[Figure scripts]
######

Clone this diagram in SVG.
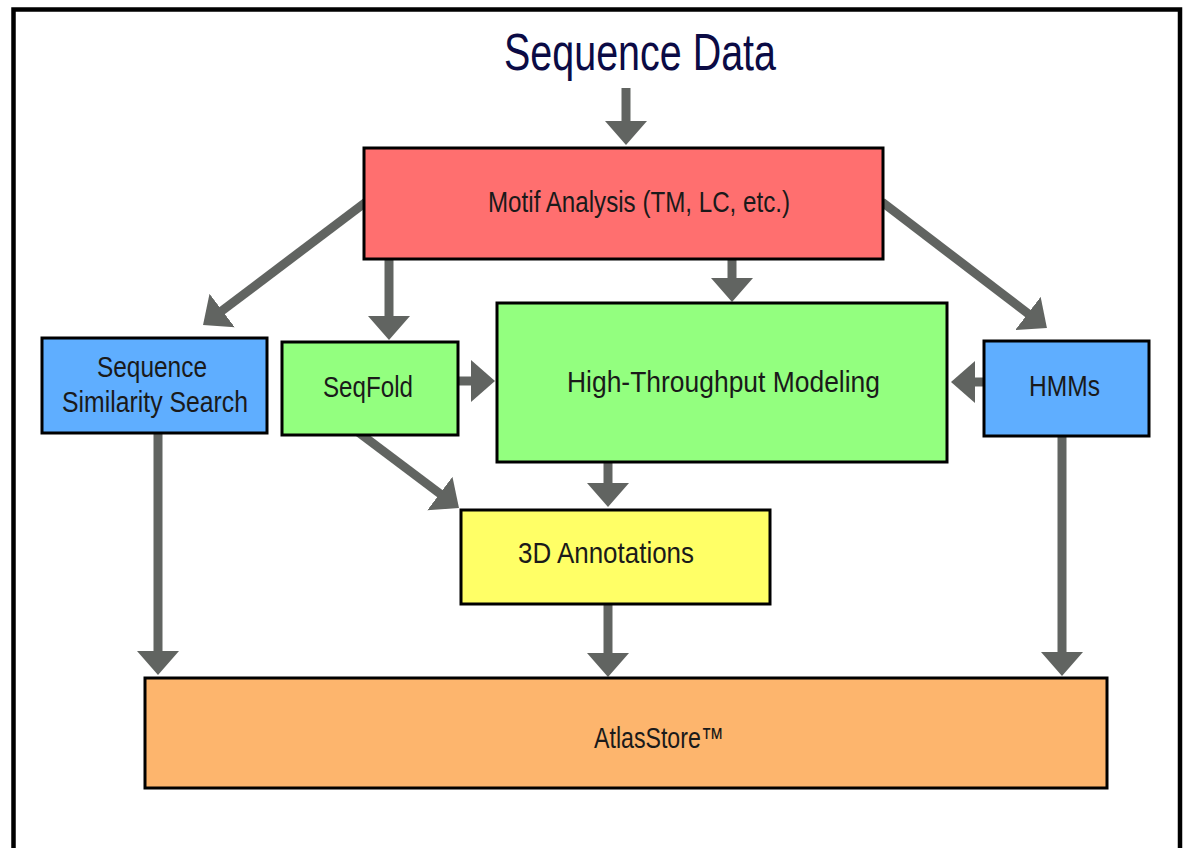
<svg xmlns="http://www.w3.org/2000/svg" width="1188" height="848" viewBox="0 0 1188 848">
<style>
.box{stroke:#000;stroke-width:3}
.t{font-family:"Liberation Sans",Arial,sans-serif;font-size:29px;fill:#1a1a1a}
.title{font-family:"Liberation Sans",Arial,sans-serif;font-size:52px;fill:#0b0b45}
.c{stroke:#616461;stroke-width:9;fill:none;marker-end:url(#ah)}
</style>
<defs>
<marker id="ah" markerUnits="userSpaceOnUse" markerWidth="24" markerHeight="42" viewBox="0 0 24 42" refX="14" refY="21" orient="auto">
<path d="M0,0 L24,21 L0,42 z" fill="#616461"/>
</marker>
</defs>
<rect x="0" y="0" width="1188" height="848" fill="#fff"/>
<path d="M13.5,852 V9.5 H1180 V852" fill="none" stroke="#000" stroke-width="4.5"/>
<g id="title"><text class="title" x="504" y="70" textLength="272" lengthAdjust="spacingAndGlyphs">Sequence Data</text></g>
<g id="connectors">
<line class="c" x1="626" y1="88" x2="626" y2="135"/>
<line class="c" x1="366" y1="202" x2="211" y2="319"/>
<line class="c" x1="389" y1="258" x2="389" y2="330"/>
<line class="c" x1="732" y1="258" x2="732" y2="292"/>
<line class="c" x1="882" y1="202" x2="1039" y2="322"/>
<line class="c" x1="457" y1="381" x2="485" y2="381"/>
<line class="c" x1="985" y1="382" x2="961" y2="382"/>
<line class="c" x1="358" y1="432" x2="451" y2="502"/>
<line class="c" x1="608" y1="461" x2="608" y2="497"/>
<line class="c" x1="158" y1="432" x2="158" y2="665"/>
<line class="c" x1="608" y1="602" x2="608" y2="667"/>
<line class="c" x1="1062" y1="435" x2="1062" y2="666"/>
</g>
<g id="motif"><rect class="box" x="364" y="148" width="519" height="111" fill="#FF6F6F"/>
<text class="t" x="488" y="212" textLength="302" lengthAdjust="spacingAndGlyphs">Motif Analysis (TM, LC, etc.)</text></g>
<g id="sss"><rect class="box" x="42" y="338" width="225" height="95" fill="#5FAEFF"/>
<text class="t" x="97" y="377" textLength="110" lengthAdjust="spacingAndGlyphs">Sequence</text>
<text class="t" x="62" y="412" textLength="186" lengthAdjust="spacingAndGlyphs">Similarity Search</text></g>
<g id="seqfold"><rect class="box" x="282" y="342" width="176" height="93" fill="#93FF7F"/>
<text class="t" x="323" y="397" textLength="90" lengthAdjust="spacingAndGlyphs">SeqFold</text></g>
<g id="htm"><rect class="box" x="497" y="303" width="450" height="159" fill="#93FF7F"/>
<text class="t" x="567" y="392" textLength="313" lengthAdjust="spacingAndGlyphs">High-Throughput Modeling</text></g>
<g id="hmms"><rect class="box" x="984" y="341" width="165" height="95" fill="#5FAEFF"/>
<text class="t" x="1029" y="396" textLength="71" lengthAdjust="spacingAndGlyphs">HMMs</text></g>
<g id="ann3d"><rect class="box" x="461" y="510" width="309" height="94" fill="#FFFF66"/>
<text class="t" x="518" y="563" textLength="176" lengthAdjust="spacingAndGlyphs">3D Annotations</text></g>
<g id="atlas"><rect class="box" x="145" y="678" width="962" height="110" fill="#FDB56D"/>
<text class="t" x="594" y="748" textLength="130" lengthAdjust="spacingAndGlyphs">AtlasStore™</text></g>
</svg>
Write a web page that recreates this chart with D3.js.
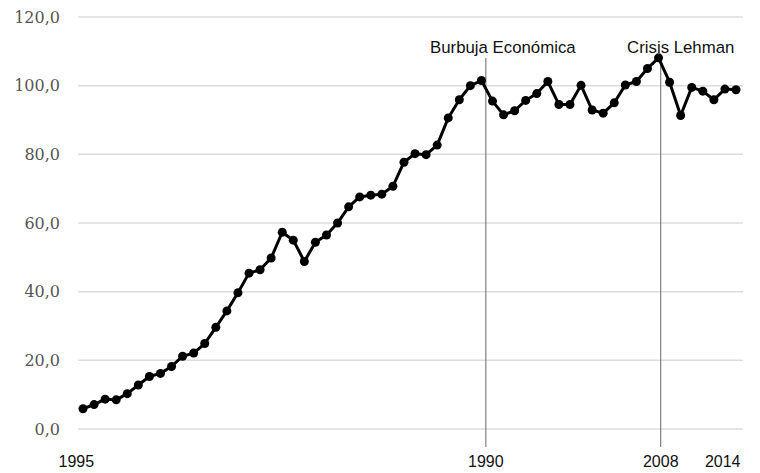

######

All records should be output exactly, with the pictures left out.

Clone this diagram in SVG.
<svg xmlns="http://www.w3.org/2000/svg" width="1188" height="848" viewBox="0 0 1188 848">
<style>
.box{stroke:#000;stroke-width:3}
.t{font-family:"Liberation Sans",Arial,sans-serif;font-size:29px;fill:#1a1a1a}
.title{font-family:"Liberation Sans",Arial,sans-serif;font-size:52px;fill:#0b0b45}
.c{stroke:#616461;stroke-width:9;fill:none;marker-end:url(#ah)}
</style>
<defs>
<marker id="ah" markerUnits="userSpaceOnUse" markerWidth="24" markerHeight="42" viewBox="0 0 24 42" refX="14" refY="21" orient="auto">
<path d="M0,0 L24,21 L0,42 z" fill="#616461"/>
</marker>
</defs>
<rect x="0" y="0" width="1188" height="848" fill="#fff"/>
<path d="M13.5,852 V9.5 H1180 V852" fill="none" stroke="#000" stroke-width="4.5"/>
<g id="title"><text class="title" x="504" y="70" textLength="272" lengthAdjust="spacingAndGlyphs">Sequence Data</text></g>
<g id="connectors">
<line class="c" x1="626" y1="88" x2="626" y2="135"/>
<line class="c" x1="366" y1="202" x2="211" y2="319"/>
<line class="c" x1="389" y1="258" x2="389" y2="330"/>
<line class="c" x1="732" y1="258" x2="732" y2="292"/>
<line class="c" x1="882" y1="202" x2="1039" y2="322"/>
<line class="c" x1="457" y1="381" x2="485" y2="381"/>
<line class="c" x1="985" y1="382" x2="961" y2="382"/>
<line class="c" x1="358" y1="432" x2="451" y2="502"/>
<line class="c" x1="608" y1="461" x2="608" y2="497"/>
<line class="c" x1="158" y1="432" x2="158" y2="665"/>
<line class="c" x1="608" y1="602" x2="608" y2="667"/>
<line class="c" x1="1062" y1="435" x2="1062" y2="666"/>
</g>
<g id="motif"><rect class="box" x="364" y="148" width="519" height="111" fill="#FF6F6F"/>
<text class="t" x="488" y="212" textLength="302" lengthAdjust="spacingAndGlyphs">Motif Analysis (TM, LC, etc.)</text></g>
<g id="sss"><rect class="box" x="42" y="338" width="225" height="95" fill="#5FAEFF"/>
<text class="t" x="97" y="377" textLength="110" lengthAdjust="spacingAndGlyphs">Sequence</text>
<text class="t" x="62" y="412" textLength="186" lengthAdjust="spacingAndGlyphs">Similarity Search</text></g>
<g id="seqfold"><rect class="box" x="282" y="342" width="176" height="93" fill="#93FF7F"/>
<text class="t" x="323" y="397" textLength="90" lengthAdjust="spacingAndGlyphs">SeqFold</text></g>
<g id="htm"><rect class="box" x="497" y="303" width="450" height="159" fill="#93FF7F"/>
<text class="t" x="567" y="392" textLength="313" lengthAdjust="spacingAndGlyphs">High-Throughput Modeling</text></g>
<g id="hmms"><rect class="box" x="984" y="341" width="165" height="95" fill="#5FAEFF"/>
<text class="t" x="1029" y="396" textLength="71" lengthAdjust="spacingAndGlyphs">HMMs</text></g>
<g id="ann3d"><rect class="box" x="461" y="510" width="309" height="94" fill="#FFFF66"/>
<text class="t" x="518" y="563" textLength="176" lengthAdjust="spacingAndGlyphs">3D Annotations</text></g>
<g id="atlas"><rect class="box" x="145" y="678" width="962" height="110" fill="#FDB56D"/>
<text class="t" x="594" y="748" textLength="130" lengthAdjust="spacingAndGlyphs">AtlasStore™</text></g>
</svg>
Write a web page that recreates this chart with D3.js.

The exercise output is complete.